- Data section:

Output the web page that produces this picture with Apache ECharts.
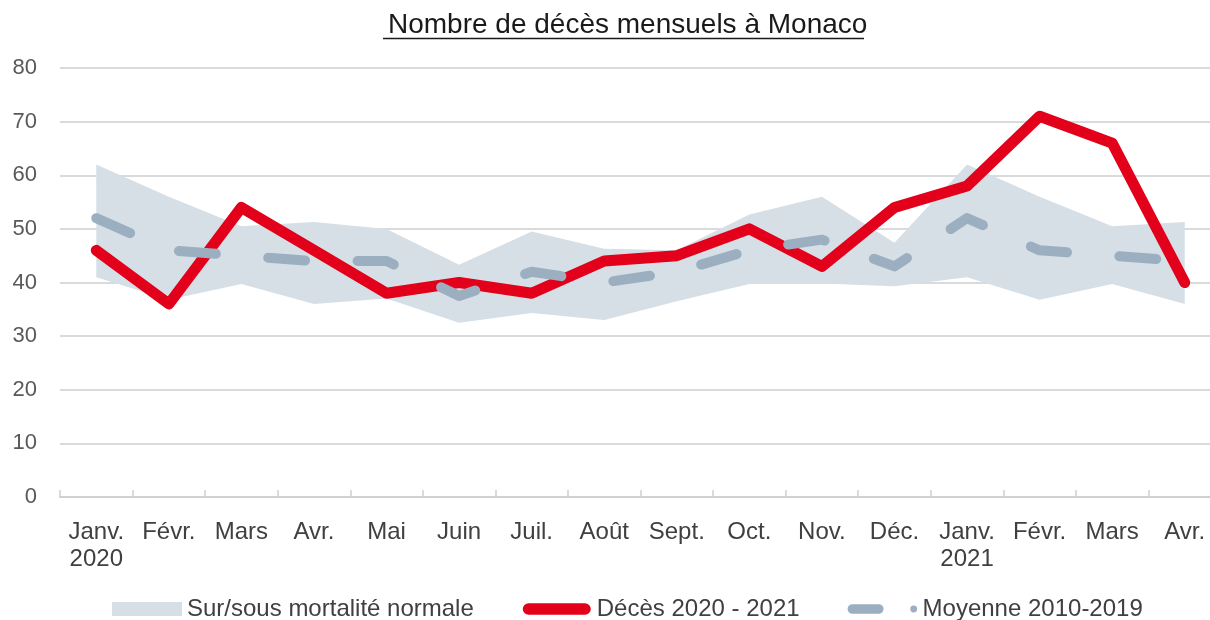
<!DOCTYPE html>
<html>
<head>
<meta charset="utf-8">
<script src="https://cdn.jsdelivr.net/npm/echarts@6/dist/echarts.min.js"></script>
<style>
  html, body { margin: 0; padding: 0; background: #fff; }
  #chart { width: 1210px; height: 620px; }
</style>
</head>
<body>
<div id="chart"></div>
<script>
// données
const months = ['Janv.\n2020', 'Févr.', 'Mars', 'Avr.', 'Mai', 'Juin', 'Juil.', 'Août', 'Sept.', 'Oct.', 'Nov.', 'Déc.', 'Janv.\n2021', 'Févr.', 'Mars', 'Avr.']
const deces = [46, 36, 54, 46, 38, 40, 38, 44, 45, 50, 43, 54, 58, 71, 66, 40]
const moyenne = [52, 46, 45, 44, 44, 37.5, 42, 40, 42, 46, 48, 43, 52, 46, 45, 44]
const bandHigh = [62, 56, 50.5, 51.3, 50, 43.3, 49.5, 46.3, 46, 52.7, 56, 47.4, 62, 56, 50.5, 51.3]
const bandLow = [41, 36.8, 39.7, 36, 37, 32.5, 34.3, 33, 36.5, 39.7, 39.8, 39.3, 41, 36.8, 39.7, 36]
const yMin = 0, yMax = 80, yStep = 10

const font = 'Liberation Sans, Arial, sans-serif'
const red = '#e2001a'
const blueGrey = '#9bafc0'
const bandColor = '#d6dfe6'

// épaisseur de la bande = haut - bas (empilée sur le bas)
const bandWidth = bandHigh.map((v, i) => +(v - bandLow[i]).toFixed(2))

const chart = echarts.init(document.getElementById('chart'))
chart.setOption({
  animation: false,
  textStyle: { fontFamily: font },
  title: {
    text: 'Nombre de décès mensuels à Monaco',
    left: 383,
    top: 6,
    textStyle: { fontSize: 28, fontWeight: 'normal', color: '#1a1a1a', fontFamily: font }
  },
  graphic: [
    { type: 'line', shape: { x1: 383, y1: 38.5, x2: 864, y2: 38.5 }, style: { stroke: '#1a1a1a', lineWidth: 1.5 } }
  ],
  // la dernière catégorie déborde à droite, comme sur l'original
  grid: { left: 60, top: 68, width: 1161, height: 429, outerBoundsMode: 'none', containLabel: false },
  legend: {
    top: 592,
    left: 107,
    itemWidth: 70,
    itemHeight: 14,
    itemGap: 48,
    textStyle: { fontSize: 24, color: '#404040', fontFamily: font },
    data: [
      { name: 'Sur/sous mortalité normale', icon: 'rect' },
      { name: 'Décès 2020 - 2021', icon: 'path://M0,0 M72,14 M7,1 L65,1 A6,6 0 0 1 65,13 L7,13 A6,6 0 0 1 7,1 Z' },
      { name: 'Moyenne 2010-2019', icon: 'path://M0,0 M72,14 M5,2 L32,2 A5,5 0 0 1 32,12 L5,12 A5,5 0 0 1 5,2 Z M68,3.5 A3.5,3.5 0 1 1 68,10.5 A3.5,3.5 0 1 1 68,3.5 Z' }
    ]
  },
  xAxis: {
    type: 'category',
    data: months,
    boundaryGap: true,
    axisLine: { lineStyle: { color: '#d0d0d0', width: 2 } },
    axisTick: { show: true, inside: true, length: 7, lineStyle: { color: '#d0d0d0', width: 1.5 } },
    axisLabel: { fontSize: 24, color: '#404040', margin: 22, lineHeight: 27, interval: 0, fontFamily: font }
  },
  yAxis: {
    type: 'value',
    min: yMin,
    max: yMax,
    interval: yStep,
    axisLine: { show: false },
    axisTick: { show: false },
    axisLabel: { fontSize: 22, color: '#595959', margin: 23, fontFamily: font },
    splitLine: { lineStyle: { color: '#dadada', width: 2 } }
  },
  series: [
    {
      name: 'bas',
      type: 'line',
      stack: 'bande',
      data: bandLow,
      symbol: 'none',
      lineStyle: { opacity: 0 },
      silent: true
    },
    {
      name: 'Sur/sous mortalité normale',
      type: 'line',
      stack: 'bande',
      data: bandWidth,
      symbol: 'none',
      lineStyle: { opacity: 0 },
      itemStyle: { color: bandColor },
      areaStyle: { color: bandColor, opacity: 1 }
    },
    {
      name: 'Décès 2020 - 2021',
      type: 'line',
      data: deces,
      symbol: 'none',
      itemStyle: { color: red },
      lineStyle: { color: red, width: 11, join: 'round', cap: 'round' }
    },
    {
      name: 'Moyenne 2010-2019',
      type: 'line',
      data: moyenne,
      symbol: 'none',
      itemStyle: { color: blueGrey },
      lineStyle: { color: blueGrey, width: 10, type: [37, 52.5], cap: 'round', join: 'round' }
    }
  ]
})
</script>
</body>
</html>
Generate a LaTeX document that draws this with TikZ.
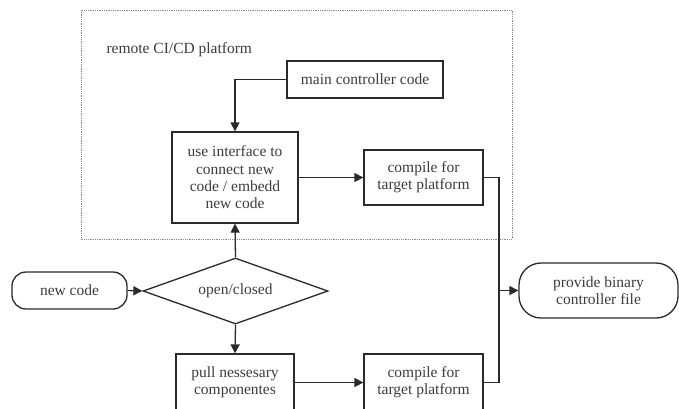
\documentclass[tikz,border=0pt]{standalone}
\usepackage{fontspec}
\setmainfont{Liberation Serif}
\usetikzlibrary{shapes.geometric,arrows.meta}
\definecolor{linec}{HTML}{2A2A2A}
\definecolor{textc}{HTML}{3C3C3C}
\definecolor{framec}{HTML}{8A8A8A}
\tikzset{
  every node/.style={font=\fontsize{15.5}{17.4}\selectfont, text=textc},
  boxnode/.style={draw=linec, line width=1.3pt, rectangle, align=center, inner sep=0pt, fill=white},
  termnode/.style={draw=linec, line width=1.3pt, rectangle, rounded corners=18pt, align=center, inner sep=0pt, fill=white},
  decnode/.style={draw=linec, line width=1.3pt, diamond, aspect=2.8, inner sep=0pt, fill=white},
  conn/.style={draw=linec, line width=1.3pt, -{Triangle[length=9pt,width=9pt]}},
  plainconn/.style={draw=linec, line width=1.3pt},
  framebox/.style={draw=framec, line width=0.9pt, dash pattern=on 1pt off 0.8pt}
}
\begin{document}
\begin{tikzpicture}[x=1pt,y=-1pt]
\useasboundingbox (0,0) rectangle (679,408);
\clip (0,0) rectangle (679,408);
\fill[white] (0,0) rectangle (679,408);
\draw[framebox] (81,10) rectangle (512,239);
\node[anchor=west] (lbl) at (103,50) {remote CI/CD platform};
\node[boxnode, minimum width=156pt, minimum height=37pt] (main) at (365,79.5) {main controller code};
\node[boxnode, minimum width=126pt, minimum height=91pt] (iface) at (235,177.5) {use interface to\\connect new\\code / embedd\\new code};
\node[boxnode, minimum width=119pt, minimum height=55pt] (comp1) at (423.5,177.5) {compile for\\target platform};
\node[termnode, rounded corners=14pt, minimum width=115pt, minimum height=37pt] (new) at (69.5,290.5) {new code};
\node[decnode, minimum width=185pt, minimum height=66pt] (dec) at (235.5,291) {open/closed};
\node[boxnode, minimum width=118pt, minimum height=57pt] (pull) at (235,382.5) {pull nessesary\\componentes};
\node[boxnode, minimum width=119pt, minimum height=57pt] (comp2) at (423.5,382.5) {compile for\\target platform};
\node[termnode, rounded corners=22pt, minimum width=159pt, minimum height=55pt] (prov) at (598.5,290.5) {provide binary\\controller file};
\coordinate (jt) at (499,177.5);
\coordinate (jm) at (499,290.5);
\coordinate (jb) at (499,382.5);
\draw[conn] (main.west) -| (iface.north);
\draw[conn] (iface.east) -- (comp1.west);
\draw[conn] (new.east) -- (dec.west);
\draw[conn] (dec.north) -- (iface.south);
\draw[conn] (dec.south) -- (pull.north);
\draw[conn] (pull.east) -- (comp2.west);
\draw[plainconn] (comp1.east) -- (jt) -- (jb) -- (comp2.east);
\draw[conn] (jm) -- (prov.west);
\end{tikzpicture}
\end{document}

- Work to do: Select from the material above each line in which the string "that" appears, and list those lines.

- Output:
Output the web page that produces this picture with Apache ECharts.
Generate a LaTeX document that draws this with TikZ.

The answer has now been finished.